At present, there are 101 institutional investors operating in Asia-Pacific which have an investment preference for private equity real estate funds employing the value added strategy. Collectively, they have approximately $4.5tn in assets under management (AUM). The majority, 42% of this investor pool, are medium-sized institutions (AUM of $1bn to $10bn), while larger investors with assets under management of $10bn to $100bn make up 35%. Thirteen percent are firms with AUM of more than $100bn, while the remaining 10% are smaller institutions managing less than $1bn in total assets.
Australia-based firms make up the largest proportion (43%) of Asia-Pacific-based investors with a preference for value added private equity real estate funds. At 21%, China is the nation with the next highest number of value added private equity real estate fund investors, while South Korea-based investors make up 11% and Japan-based institutions occupy 8% of the investor pool, placing them in third and fourth place by number. The rest of the 101 investors are based in Singapore, India, Hong Kong, New Zealand, Malaysia, and Taiwan.
A breakdown of investor type shows that the majority (41%) of institutional investors based in Asia-Pacific open to value added private equity real estate vehicles are superannuation schemes. Twenty percent of the same investor pool is made up of corporate investors, 10% is comprised of insurance companies, while the remaining 29% includes asset managers, banks, pension funds, sovereign wealth funds, and investment companies.
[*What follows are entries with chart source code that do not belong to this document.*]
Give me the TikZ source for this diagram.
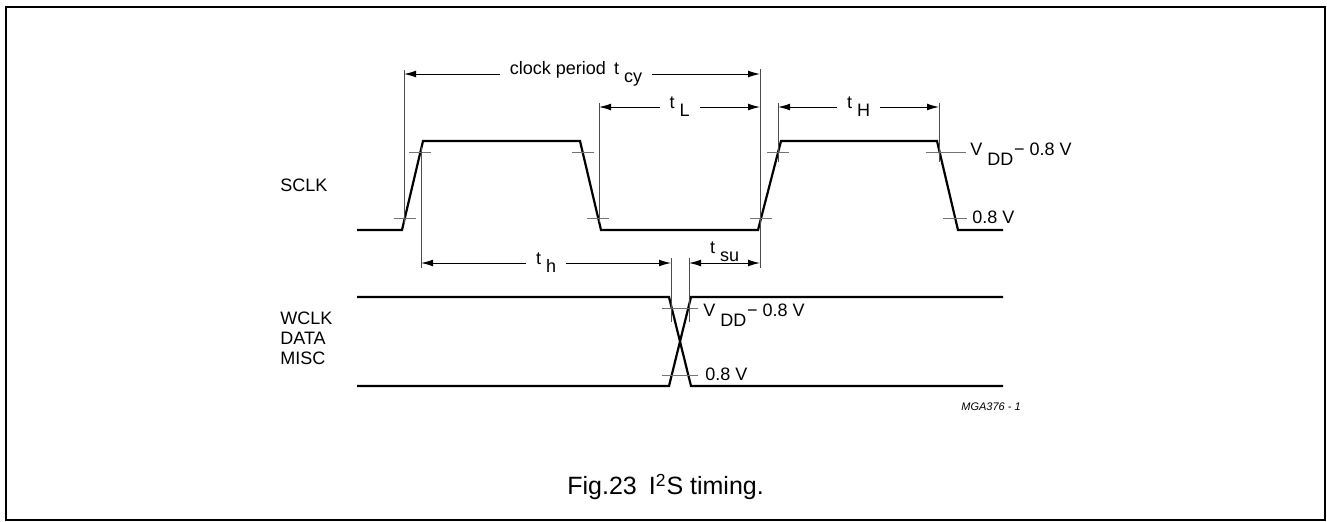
\documentclass[tikz,border=0pt]{standalone}
\usepackage{fontspec}
\setmainfont{Liberation Sans}
\usetikzlibrary{arrows.meta}
\newcommand{\lowsub}[3][4pt]{#2\hspace{2.5pt}\raisebox{-#1}{#3}}
\newcommand{\vddlbl}{\lowsub[5pt]{V}{DD}\hspace{0.3pt}−\hspace{2.5pt}0.8 V}
\begin{document}
\begin{tikzpicture}[x=0.5pt,y=-0.5pt,
    wave/.style={line width=1.1pt,line join=miter},
    levtick/.style={draw=black!55,line width=0.5pt},
    ext/.style={draw=black!70,line width=0.5pt},
    dim/.style={{Latex[length=6pt,width=3.4pt]}-{Latex[length=6pt,width=3.4pt]},line width=0.5pt},
    lbl/.style={font=\fontsize{9}{10}\selectfont,inner sep=0pt},
    gap/.style={lbl,fill=white,inner xsep=5pt,inner ysep=1pt},
    lvl/.style={lbl,anchor=base west}]
    \useasboundingbox (0,0) rectangle (1327,521);
    \draw[line width=0.75pt] (6,7) rectangle (1325,520);
    % waveforms
    \draw[wave] (357,230) -- (402,230) -- (423,141) -- (580,141) -- (601,230)
        -- (758,230) -- (781,141) -- (937,141) -- (958,230) -- (1003,230);
    \draw[wave] (357,297) -- (669,297) -- (691,386) -- (1003,386);
    \draw[wave] (357,386) -- (669,386) -- (691,297) -- (1003,297);
    % level ticks
    \foreach \x/\y in {404.8/218,420.4/152,582.6/152,598.2/218,761.1/218,778.2/152,939.6/152}
        \draw[levtick] (\x-11,\y) -- (\x+11,\y);
    \draw[levtick] (926,152) -- (966,152);
    \draw[levtick] (943,218) -- (967,218);
    \draw[levtick] (662,308) -- (698,308);
    \draw[levtick] (662,375) -- (698,375);
    % extension lines
    \foreach \x/\a/\b in {404/70/224,421/147/268,599/103/222,760/69/268,778/103/162,939/103/162,671/258/322,689/258/322}
        \draw[ext] (\x,\a) -- (\x,\b);
    % dimensions
    \coordinate (cyA) at (404,74);  \coordinate (cyB) at (760,74);
    \coordinate (tLA) at (599,107); \coordinate (tLB) at (760,107);
    \coordinate (tHA) at (778,107); \coordinate (tHB) at (939,107);
    \coordinate (thA) at (421,263); \coordinate (thB) at (671,263);
    \coordinate (tsA) at (689,263); \coordinate (tsB) at (760,263);
    \draw[dim] (cyA) -- node[gap,xshift=-3pt] (tcy) {clock period\hspace{4pt}\lowsub{t}{cy}} (cyB);
    \draw[dim] (tLA) -- node[gap] (tl) {\lowsub{t}{L}} (tLB);
    \draw[dim] (tHA) -- node[gap] (th) {\lowsub{t}{H}} (tHB);
    \draw[dim] (thA) -- node[gap] (thold) {\lowsub{t}{h}} (thB);
    \draw[dim] (tsA) -- node[lbl,above=0.5pt] (tsu) {\lowsub{t}{su}} (tsB);
    % levels
    \node[lvl] (vhi) at (970,155.5) {\vddlbl};
    \node[lvl] (vlo) at (972,223) {0.8 V};
    \node[lvl] (dhi) at (703,316) {\vddlbl};
    \node[lvl] (dlo) at (705,380) {0.8 V};
    % signal names
    \node[lbl,anchor=west] (sclk) at (280,185) {SCLK};
    \node[lbl,anchor=west,align=left] (dsig) at (280,338) {WCLK\\DATA\\MISC};
    \node[inner sep=0pt,anchor=base west,font=\fontsize{5.5}{6}\selectfont\itshape] (code) at (961,410) {MGA376 - 1};
    \node[inner sep=0pt,anchor=west,font=\fontsize{12.5}{14}\selectfont] (cap) at (567,487) {Fig.23\hspace{6pt}I\textsuperscript{2}S timing.};
\end{tikzpicture}
\end{document}
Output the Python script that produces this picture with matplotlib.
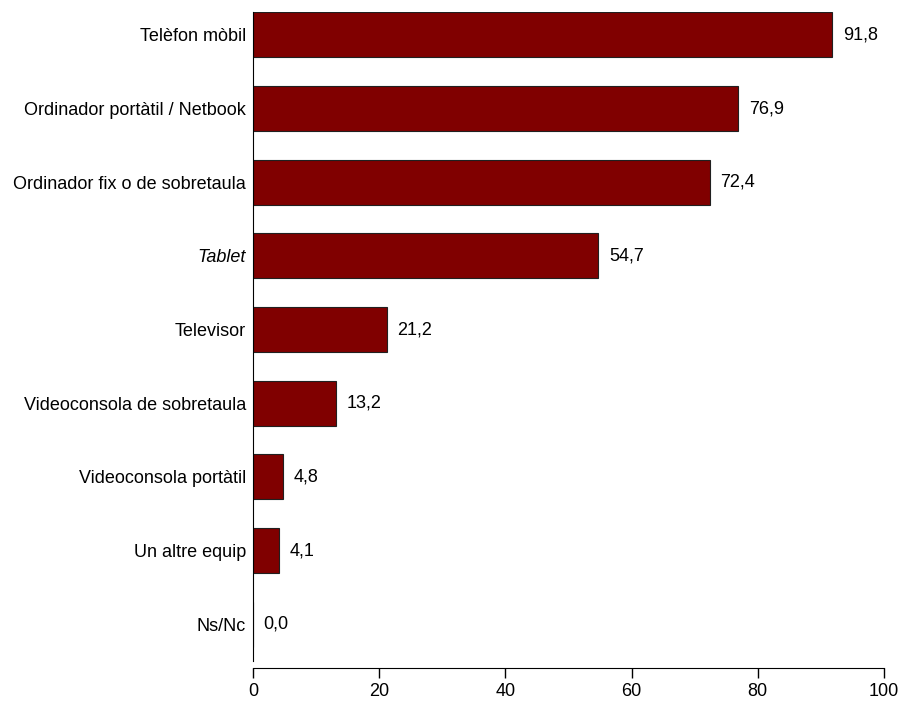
import matplotlib
matplotlib.use("Agg")
import matplotlib.pyplot as plt

categories = ["Telèfon mòbil", "Ordinador portàtil / Netbook", "Ordinador fix o de sobretaula",
              "Tablet", "Televisor", "Videoconsola de sobretaula", "Videoconsola portàtil",
              "Un altre equip", "Ns/Nc"]
values = [91.8, 76.9, 72.4, 54.7, 21.2, 13.2, 4.8, 4.1, 0.0]
xticks = [0, 20, 40, 60, 80, 100]

plt.rcParams['font.family'] = ['Liberation Sans', 'DejaVu Sans']
FS = 13
fig = plt.figure(figsize=(9.01, 7.02), dpi=100)
ax = fig.add_axes([253/901, 1 - 661/702, (884-253)/901, (661-12)/702])

pos = list(range(len(categories)))
ax.barh(pos, values, height=0.61, color='#800000', edgecolor='#202020', linewidth=0.8)
ax.set_ylim(8.5, -0.31)
ax.set_xlim(0, 100)
ax.set_yticks(pos)
ax.set_yticklabels(categories)
ax.tick_params(axis='y', length=0, pad=5, labelsize=FS)
for lab in ax.get_yticklabels():
    if lab.get_text() == "Tablet":
        lab.set_style('italic')
ax.set_xticks(xticks)
ax.set_xticklabels([str(t) for t in xticks])
ax.tick_params(axis='x', length=7, width=1, pad=4, labelsize=FS)
for s in ['top', 'right']:
    ax.spines[s].set_visible(False)
ax.spines['bottom'].set_position(('outward', 5))
for v, p in zip(values, pos):
    ax.text(v + 1.7, p, f"{v:.1f}".replace('.', ','), va='center', ha='left', fontsize=FS)

fig.savefig("out.png", dpi=100)
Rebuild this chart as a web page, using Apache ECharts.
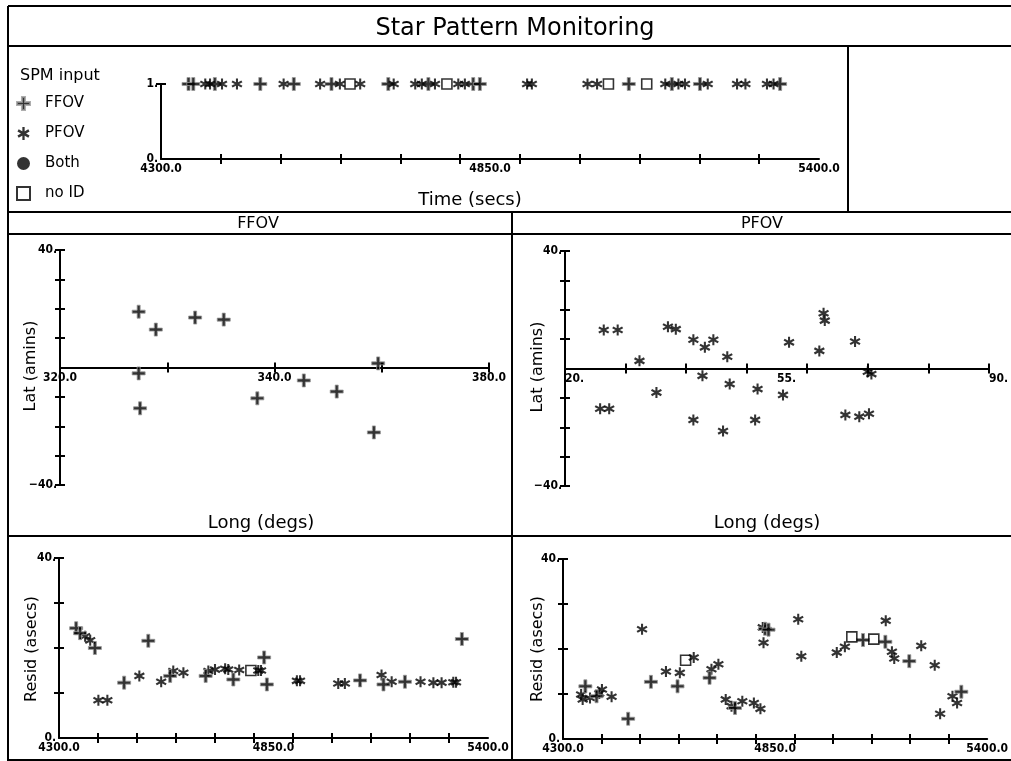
<!DOCTYPE html>
<html><head><meta charset="utf-8">
<script src="https://cdn.jsdelivr.net/npm/echarts@6/dist/echarts.min.js"></script>
<style>html,body{margin:0;padding:0;background:#fff}#c{width:1011px;height:761px}</style>
</head><body><div id="c"></div>
<script>
// ---------------- DATA ----------------
// Top panel: SPM input events (all at value 1)
const topFfovTimes = [4346, 4354, 4390, 4466, 4522, 4585, 4680, 4747, 4822, 4833, 5082, 5154, 5201, 5335];
const topPfovTimes = [4374, 4382, 4402, 4427, 4505, 4566, 4599, 4633, 4689, 4725, 4736, 4758, 4797, 4808, 4912, 4920, 5013, 5029, 5143, 5165, 5176, 5214, 5263, 5277, 5313, 5324];
const topNoIdTimes = [4616, 4778, 5048, 5112];

// FFOV panel (Long degs vs Lat amins)
const ffovLong = [331.0, 333.4, 338.9, 342.9, 331.0, 331.2, 347.6, 354.1, 358.7, 364.5, 363.9];
const ffovLat  = [19.0, 12.9, 17.0, 16.3, -2.0, -13.9, -10.5, -4.4, -8.2, 1.4, -22.1];

// PFOV panel
const pfovLong = [26.4, 28.7, 32.3, 35.1, 37.0, 38.3, 41.2, 42.7, 43.1, 44.5, 46.8, 47.2, 41.2, 46.1, 51.8, 51.4, 56.0, 57.0, 62.0, 62.7, 62.9, 67.9, 70.0, 70.6, 66.3, 68.6, 70.2, 25.8, 27.3];
const pfovLat  = [13.1, 13.1, 2.6, -8.2, 14.2, 13.4, 9.8, -2.5, 7.2, 9.8, 4.0, -5.3, -17.5, -21.3, -7.0, -17.5, -9.0, 8.9, 6.0, 18.8, 16.3, 9.2, -1.1, -1.9, -15.8, -16.4, -15.4, -13.7, -13.7];

// Bottom-left residuals
const blFfovT = [4344, 4354, 4392, 4467, 4529, 4585, 4676, 4747, 4826, 4833, 5072, 5132, 5187, 5333];
const blFfovR = [24.4, 23.3, 20.0, 12.3, 21.6, 13.8, 13.8, 13.0, 17.9, 11.9, 12.8, 11.9, 12.5, 22.0];
const blPfovT = [4367, 4380, 4401, 4424, 4506, 4562, 4593, 4619, 4683, 4700, 4726, 4734, 4762, 4811, 4818, 4910, 4918, 5016, 5033, 5127, 5153, 5227, 5260, 5281, 5311, 5318];
const blPfovR = [22.6, 21.7, 8.4, 8.4, 13.8, 12.5, 14.9, 14.5, 14.9, 15.2, 15.4, 15.2, 15.1, 15.0, 15.0, 12.7, 12.7, 12.1, 12.1, 14.0, 12.5, 12.5, 12.3, 12.3, 12.4, 12.4];
const blNoIdT = [4792];
const blNoIdR = [15.0];

// Bottom-right residuals
const brFfovT = [4358, 4387, 4469, 4528, 4597, 4680, 4746, 4824, 4833, 5078, 5136, 5198, 5333];
const brFfovR = [11.7, 9.5, 4.5, 12.7, 11.7, 13.6, 6.9, 24.5, 24.3, 22.0, 21.6, 17.3, 10.5];
const brPfovT = [4347, 4351, 4370, 4394, 4401, 4426, 4505, 4567, 4603, 4639, 4685, 4703, 4722, 4737, 4765, 4795, 4812, 4818, 4820, 4910, 4918, 5010, 5031, 5137, 5153, 5159, 5229, 5264, 5278, 5310, 5322];
const brPfovR = [9.9, 8.8, 9.1, 10.1, 11.0, 9.4, 24.4, 15.0, 14.7, 18.1, 15.5, 16.6, 8.8, 7.3, 8.4, 8.0, 6.7, 24.8, 21.4, 26.6, 18.4, 19.2, 20.5, 26.3, 19.4, 17.9, 20.7, 16.4, 5.6, 9.5, 8.0];
const brNoIdT = [4618, 5049, 5106];
const brNoIdR = [17.5, 22.7, 22.2];

// Tick / label arrays
const timeTicks = [4400, 4500, 4600, 4700, 4800, 4900, 5000, 5100, 5200, 5300];
const timeLabelPos = [4300, 4850, 5400];
const timeLabelText = ['4300.0', '4850.0', '5400.0'];
const ffovXTicks = [335, 350, 365, 380];
const ffovXLabelPos = [320, 350, 380];
const ffovXLabelText = ['320.0', '340.0', '380.0'];
const pfovXTicks = [30, 40, 50, 60, 70, 80, 90];
const pfovXLabelPos = [20, 55, 90];
const pfovXLabelText = ['20.', '55.', '90.'];
const latTicks = [-40, -30, -20, -10, 10, 20, 30, 40];
const latLabelPos = [-40, 40];
const latLabelText = ['\u221240.', '40.'];
const residTicks = [10, 20, 30, 40];
const residLabelPos = [0, 40];
const residLabelText = ['0.', '40.'];
const spmTicks = [1];
const spmLabelPos = [0, 1];
const spmLabelText = ['0.', '1.'];

// ---------------- STYLE ----------------
const FONT = "'DejaVu Sans', sans-serif";
const NUMFONT = "'DejaVu Sans Condensed', 'DejaVu Sans', sans-serif";
const PLUS = 'path://M4.6,0H7.4V4.6H12V7.4H7.4V12H4.6V7.4H0V4.6H4.6Z';
const STAR = 'path://M5,0.3H7V11.7H5Z' +
  'M0.687,4.202L1.787,2.298L11.313,7.798L10.213,9.702Z' +
  'M1.787,9.702L0.687,7.798L10.213,2.298L11.313,4.202Z';

function mapLabel(pos, text) {
  return v => { const i = pos.indexOf(Math.round(v * 1000) / 1000); return i >= 0 ? text[i] : ''; };
}

// offset moves the x axis up to the zero line in the Lat panels
function axisPair(dim, grid, min, max, ticks, lpos, ltext, align, offset) {
  const position = dim === 'x' ? 'bottom' : 'left';
  const common = { type: 'value', gridIndex: grid, min, max, position, offset: offset || 0, splitLine: { show: false } };
  const main = Object.assign({}, common, {
    axisLine: { show: true, onZero: false, lineStyle: { color: '#000', width: 2 } },
    axisTick: { show: true, customValues: ticks, length: 5, lineStyle: { color: '#000', width: 2 } },
    axisLabel: { show: true, customValues: lpos, formatter: mapLabel(lpos, ltext), color: '#000',
      fontFamily: NUMFONT, fontWeight: 'bold', fontSize: 12, margin: dim === 'x' ? 4 : 3, align: align }
  });
  const inner = Object.assign({}, common, {
    axisLine: { show: false, onZero: false },
    axisTick: { show: true, inside: true, customValues: ticks, length: 5, lineStyle: { color: '#000', width: 2 } },
    axisLabel: { show: false }
  });
  return [main, inner];
}

const grids = [
  { left: 161, top: 84, width: 658, height: 75 },
  { left: 60, top: 250, width: 429, height: 235 },
  { left: 565, top: 251, width: 429, height: 235 },
  { left: 59, top: 558, width: 429, height: 180 },
  { left: 563, top: 559, width: 430, height: 180 }
];

const xAxes = [].concat(
  axisPair('x', 0, 4300, 5400, timeTicks, timeLabelPos, timeLabelText),
  axisPair('x', 1, 320, 380, ffovXTicks, ffovXLabelPos, ffovXLabelText, undefined, -117.5),
  axisPair('x', 2, 20, 90, pfovXTicks, pfovXLabelPos, pfovXLabelText, 'left', -117.5),
  axisPair('x', 3, 4300, 5400, timeTicks, timeLabelPos, timeLabelText),
  axisPair('x', 4, 4300, 5400, timeTicks, timeLabelPos, timeLabelText)
);
const yAxes = [].concat(
  axisPair('y', 0, 0, 1, spmTicks, spmLabelPos, spmLabelText),
  axisPair('y', 1, -40, 40, latTicks, latLabelPos, latLabelText),
  axisPair('y', 2, -40, 40, latTicks, latLabelPos, latLabelText),
  axisPair('y', 3, 0, 40, residTicks, residLabelPos, residLabelText),
  axisPair('y', 4, 0, 40, residTicks, residLabelPos, residLabelText)
);

const plusStyle = { color: '#000', borderColor: '#9a9a9a', borderWidth: 1 };
const starStyle = { color: '#000' };
const boxStyle = { color: 'rgba(255,255,255,0)', borderColor: '#000', borderWidth: 1.6 };

function zip(a, b) { return a.map((v, i) => [v, b[i]]); }
function ones(a) { return a.map(v => [v, 1]); }

function sc(name, g, data, kind) {
  const s = { type: 'scatter', name, xAxisIndex: 2 * g, yAxisIndex: 2 * g, data, silent: true, z: 5 };
  if (kind === 'plus') { s.symbol = PLUS; s.symbolSize = 13; s.itemStyle = plusStyle; }
  else if (kind === 'star') { s.symbol = STAR; s.symbolSize = 11; s.itemStyle = starStyle; }
  else { s.symbol = 'rect'; s.symbolSize = 10; s.itemStyle = boxStyle; }
  return s;
}

const series = [
  sc('FFOV', 0, ones(topFfovTimes), 'plus'),
  sc('PFOV', 0, ones(topPfovTimes), 'star'),
  sc('no ID', 0, ones(topNoIdTimes), 'box'),
  { type: 'scatter', name: 'Both', xAxisIndex: 0, yAxisIndex: 0, data: [], symbol: 'circle', symbolSize: 13, itemStyle: { color: '#000' } },
  sc('FFOV', 1, zip(ffovLong, ffovLat), 'plus'),
  sc('PFOV', 2, zip(pfovLong, pfovLat), 'star'),
  sc('PFOV', 3, zip(blPfovT, blPfovR), 'star'),
  sc('FFOV', 3, zip(blFfovT, blFfovR), 'plus'),
  sc('no ID', 3, zip(blNoIdT, blNoIdR), 'box'),
  sc('PFOV', 4, zip(brPfovT, brPfovR), 'star'),
  sc('FFOV', 4, zip(brFfovT, brFfovR), 'plus'),
  sc('no ID', 4, zip(brNoIdT, brNoIdR), 'box')
];

function ln(x1, y1, x2, y2) {
  return { type: 'line', shape: { x1, y1, x2, y2 }, style: { stroke: '#000', lineWidth: 2 }, silent: true };
}
function tx(text, x, y, size, rot, align) {
  return { type: 'text', x, y, rotation: rot || 0, silent: true,
    style: { text, font: size + 'px ' + FONT, fill: '#000', align: align || 'center', verticalAlign: 'middle' } };
}

const graphic = [
  ln(8, 6, 1011, 6),
  ln(8, 6, 8, 761),
  ln(8, 46, 1011, 46),
  ln(848, 46, 848, 212),
  ln(8, 212, 1011, 212),
  ln(8, 234, 1011, 234),
  ln(512, 212, 512, 761),
  ln(8, 536, 1011, 536),
  ln(8, 760, 1011, 760),
  tx('Star Pattern Monitoring', 515, 29, 24),
  tx('SPM input', 20, 76, 16, 0, 'left'),
  tx('Time (secs)', 470, 200, 18),
  tx('FFOV', 258, 224, 16),
  tx('PFOV', 762, 224, 16),
  tx('Long (degs)', 261, 523, 18),
  tx('Long (degs)', 767, 523, 18),
  tx('Lat (amins)', 31, 366, 16, Math.PI / 2),
  tx('Lat (amins)', 538, 367, 16, Math.PI / 2),
  tx('Resid (asecs)', 32, 649, 16, Math.PI / 2),
  tx('Resid (asecs)', 538, 649, 16, Math.PI / 2)
];

const chart = echarts.init(document.getElementById('c'), null, { renderer: 'canvas' });
chart.setOption({
  animation: false,
  backgroundColor: '#fff',
  grid: grids,
  xAxis: xAxes,
  yAxis: yAxes,
  legend: {
    orient: 'vertical', left: 16, top: 96, padding: 0, itemWidth: 13, itemHeight: 13, itemGap: 15,
    selectedMode: false, data: ['FFOV', 'PFOV', 'Both', 'no ID'],
    textStyle: { fontFamily: FONT, fontSize: 15, color: '#000', padding: [0, 0, 0, 10] }
  },
  series,
  graphic
});
</script>
</body></html>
It is worth noting that the vast majority of the 101 investors in private equity funds employing the value added strategy have a preference for investing within the Asia-Pacific region; only 3% will not have exposure to vehicles with a geographical preference for Asia-Pacific. This home region preference indicates that these investors are likely more comfortable investing in value-added real estate strategies in territories where they have closer local knowledge and expertise.